Researchers Aim to Find New Ways to Protect Against Nematodes

FOR IMMEDIATE RELEASE

North Carolina State University's Plant Nematode Genetics Group is zeroing in on a non-toxic alternative for protecting crops, animals and humans from the largest and most destructive phylum in the animal kingdom - Nematoda.

Drs. Charles Opperman and David Bird, plant pathologists and leaders of the Plant Nematode Genetics Group, have been working together for seven years to design control strategies that are safe for both the host and the environment, and devastating for parasitic nematodes.

Plant-parasitic nematodes, the world's most successful and prolific parasites, are usually smaller than the head of a pin. Yet they are second only to drought as a currently unmanageable crop killer. They cause $100 billion a year in agricultural losses worldwide, including more than $5 billion in the United States.
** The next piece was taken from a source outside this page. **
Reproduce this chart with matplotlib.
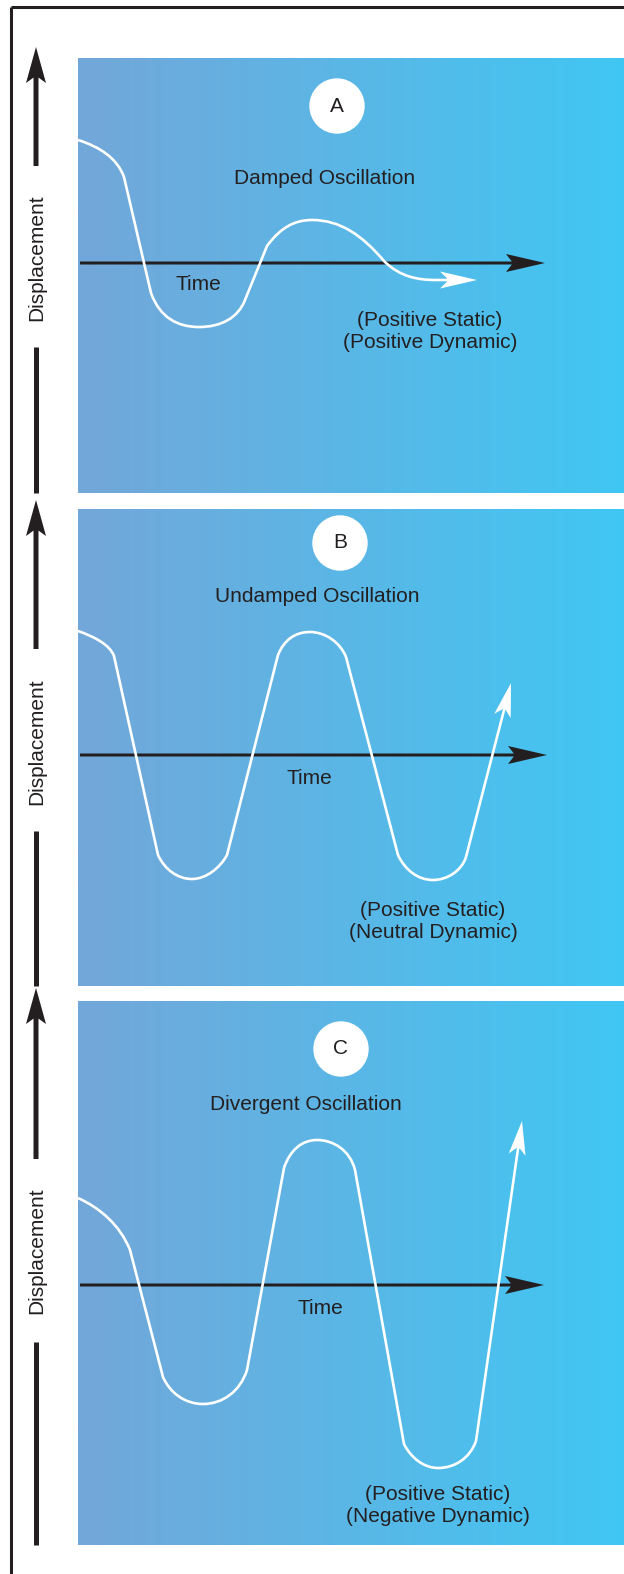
import matplotlib
matplotlib.use('Agg')
import matplotlib.pyplot as plt
import numpy as np
from matplotlib.path import Path
from matplotlib.patches import PathPatch, Circle, FancyArrow
from matplotlib.colors import LinearSegmentedColormap

plt.rcParams['font.family'] = ['Liberation Sans', 'DejaVu Sans']

W, H = 624, 1574
TXT = '#231f20'
bg_cmap = LinearSegmentedColormap.from_list('bg', ['#73a7d9', '#40c7f3'])

# panel frames in picture pixels: top, bottom, y of the time axis
panel_top = [58, 509, 1001]
panel_bottom = [493, 986, 1545]
axis_y = [263, 755, 1285]
panel_left = 78
panel_right = W + 4  # runs off the right edge

# circled letters and titles
letters = ['A', 'B', 'C']
titles = ['Damped Oscillation', 'Undamped Oscillation', 'Divergent Oscillation']
notes = ['(Positive Static)\n(Positive Dynamic)',
         '(Positive Static)\n(Neutral Dynamic)',
         '(Positive Static)\n(Negative Dynamic)']

# label positions (time, displacement) per panel
letter_pos = [(259, 157), (262, 212), (263, 236)]
title_pos = [(247, 85), (239, 159), (228, 181)]
time_pos = [(120, -22), (231, -24), (242, -24)]
note_pos = [(352, -68), (355, -167), (360, -221)]
time_axis_end = [467, 469, 466]

# displacement curves: time / displacement control points, path codes
curve_a_t = [0, 22, 39, 46, 73, 82, 100, 121, 143, 160, 167, 189,
             203, 217, 234, 262, 284, 306, 322, 340, 358]
curve_a_d = [123, 116, 105, 86, -30, -55, -64, -64, -64, -55, -37, 17,
             36, 43, 43, 43, 28, 2, -14, -17, -17]
curve_a_codes = 'MCCCLCCCCCCLCCCCCCCCC'

curve_b_t = [0, 17, 32, 36, 80, 87, 100, 114, 128, 142, 149, 200,
             206, 217, 232, 247, 262, 268, 320, 327, 340, 355, 370, 384, 388]
curve_b_d = [124, 118, 110, 99, -100, -115, -124, -124, -124, -113, -100, 100,
             115, 123, 123, 123, 113, 98, -100, -115, -125, -125, -125, -115, -102]
curve_b_codes = 'MCCCLCCCCCCLCCCCCCLCCCCCC'

curve_c_t = [0, 22, 42, 52, 85, 92, 107, 125, 144, 162, 169, 206,
             212, 224, 239, 255, 272, 277, 326, 333, 346, 360, 377, 392, 398]
curve_c_d = [87, 77, 60, 35, -92, -108, -119, -119, -119, -107, -85, 117,
             135, 145, 145, 145, 135, 115, -159, -173, -183, -183, -183, -173, -156]
curve_c_codes = 'MCCCLCCCCCCLCCCCCCLCCCCCC'

curves = [(curve_a_t, curve_a_d, curve_a_codes),
          (curve_b_t, curve_b_d, curve_b_codes),
          (curve_c_t, curve_c_d, curve_c_codes)]
curve_tip = [(399, -17), (433, 72), (444, 164)]
tip_head = [(17, 37), (17, 34), (17, 34)]

# left "Displacement" arrows: tip, upper shaft end, lower shaft start/end, label y
disp_tip = [47, 500, 988]
disp_upper_end = [166, 649, 1159]
disp_lower = [(347, 493), (831, 986), (1342, 1545)]
disp_label_y = [258, 742, 1251]

code_map = {'M': Path.MOVETO, 'L': Path.LINETO, 'C': Path.CURVE4}

fig = plt.figure(figsize=(W / 100, H / 100), dpi=100)
fig.patch.set_facecolor('white')

# background layer in pixel space (frame lines + left arrows)
ax0 = fig.add_axes([0, 0, 1, 1])
ax0.set_xlim(0, W)
ax0.set_ylim(H, 0)
ax0.axis('off')
ax0.plot([11, W + 5], [7, 7], color=TXT, lw=2.2, solid_capstyle='butt', clip_on=False)
ax0.plot([11, 11], [7, H + 5], color=TXT, lw=2.2, solid_capstyle='butt', clip_on=False)

for i in range(3):
    tip = disp_tip[i]
    up = disp_upper_end[i]
    ax0.add_patch(FancyArrow(36, up, 0, tip - up, width=5, head_width=20, head_length=36,
                             length_includes_head=True, overhang=0.15, color=TXT, lw=0))
    lo0, lo1 = disp_lower[i]
    ax0.plot([36, 36], [lo0, lo1], color=TXT, lw=5 * 0.72, solid_capstyle='butt')
    ax0.text(37, disp_label_y[i], 'Displacement', rotation=90, ha='center', va='center',
             fontsize=15, color=TXT)

for i in range(3):
    top, bot, ay = panel_top[i], panel_bottom[i], axis_y[i]
    pw = panel_right - panel_left
    ax = fig.add_axes([panel_left / W, 1 - bot / H, pw / W, (bot - top) / H])
    ymin, ymax = -(bot - ay), ay - top
    ax.imshow(np.linspace(0, 1, 256).reshape(1, -1), cmap=bg_cmap, aspect='auto',
              extent=(0, pw, ymin, ymax), zorder=0, interpolation='bilinear')
    ax.set_xlim(0, pw)
    ax.set_ylim(ymin, ymax)
    ax.axis('off')

    # time axis
    ax.add_patch(FancyArrow(2, 0, time_axis_end[i] - 2, 0, width=3, head_width=18, head_length=39,
                            length_includes_head=True, overhang=0.15, color=TXT, lw=0, zorder=2))

    # displacement curve
    t, d, codes = curves[i]
    path = Path(list(zip(t, d)), [code_map[c] for c in codes])
    ax.add_patch(PathPatch(path, facecolor='none', edgecolor='white', lw=1.9,
                           capstyle='butt', zorder=3))
    x0, y0 = t[-1], d[-1]
    tx, ty = curve_tip[i]
    hw, hl = tip_head[i]
    ax.add_patch(FancyArrow(x0, y0, tx - x0, ty - y0, width=2.6, head_width=hw, head_length=hl,
                            length_includes_head=True, overhang=0.2, color='white', lw=0, zorder=3))

    # labels
    cx, cy = letter_pos[i]
    ax.add_patch(Circle((cx, cy), 27, color='white', zorder=4))
    ax.text(cx, cy, letters[i], ha='center', va='center', fontsize=15, color=TXT, zorder=5)
    ax.text(*title_pos[i], titles[i], ha='center', va='center', fontsize=15, color=TXT)
    ax.text(*time_pos[i], 'Time', ha='center', va='center', fontsize=15, color=TXT)
    ax.text(*note_pos[i], notes[i], ha='center', va='center', fontsize=15, color=TXT,
            linespacing=1.2)

fig.savefig('out.png', dpi=100)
The situation is no better for humans, companion animals and livestock, with billions afflicted with chronic infection by parasitic nematodes, and many of those suffering death from associated anemia or dehydration. The health problems are much more severe in the developing world, but Americans and their animals contract nematodes like pinworms, hookworms, heartworms and whipworms.

Until now, the major means of nematode control has been the application of chemical nematicides such as methyl bromide - highly toxic compounds often known to cause more harm to farmers and the environment than to nematodes. In one of the Plant Nematode Genetics Group's most promising efforts, Opperman and his laboratory are sequencing the genome of a nematode-lethal bacterium, Pasturia penetrans, in an international collaboration with scientists at Rothamsted Experiment Station in the United Kingdom. "This is a great, naturally occurring biocontrol agent that leaves no chemical residue in plants for humans to ingest," Opperman explains. "But it only reproduces on nematodes, which is a severe limitation in scaling up for manufacturing."
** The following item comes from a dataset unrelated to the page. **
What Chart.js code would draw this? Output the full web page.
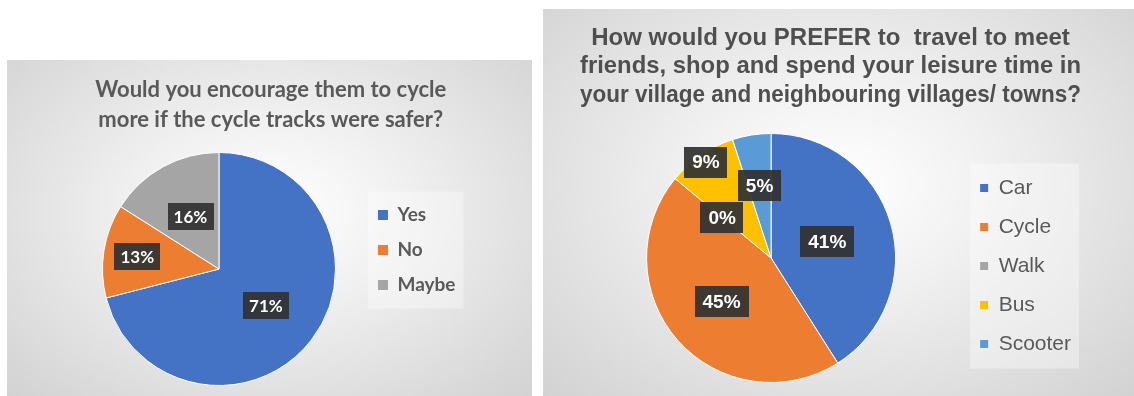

It is also very specific in its host range - or number of nematode targets. Opperman hopes that by sequencing and then manipulating the organism's genes, he can expand the host range and make the bacteria easy to grow at industrial scale. He expects to have the entire sequence of the bacterium by the end of this year. Having the sequence will tell him which genes control the bacterium's growth and make it toxic.

In a complementary project, Bird's laboratory is now in the second year of a $2.6 million grant from the National Science Foundation to discover and characterize targets in the nematode.

"The new age of genomics has ushered in biology research that was previously experimentally impossible," says Bird. "In addition to genetics and biochemistry techniques, we are now using every tool of genomics to try to move away from chemicals toward a more environmentally sound means of nematode control."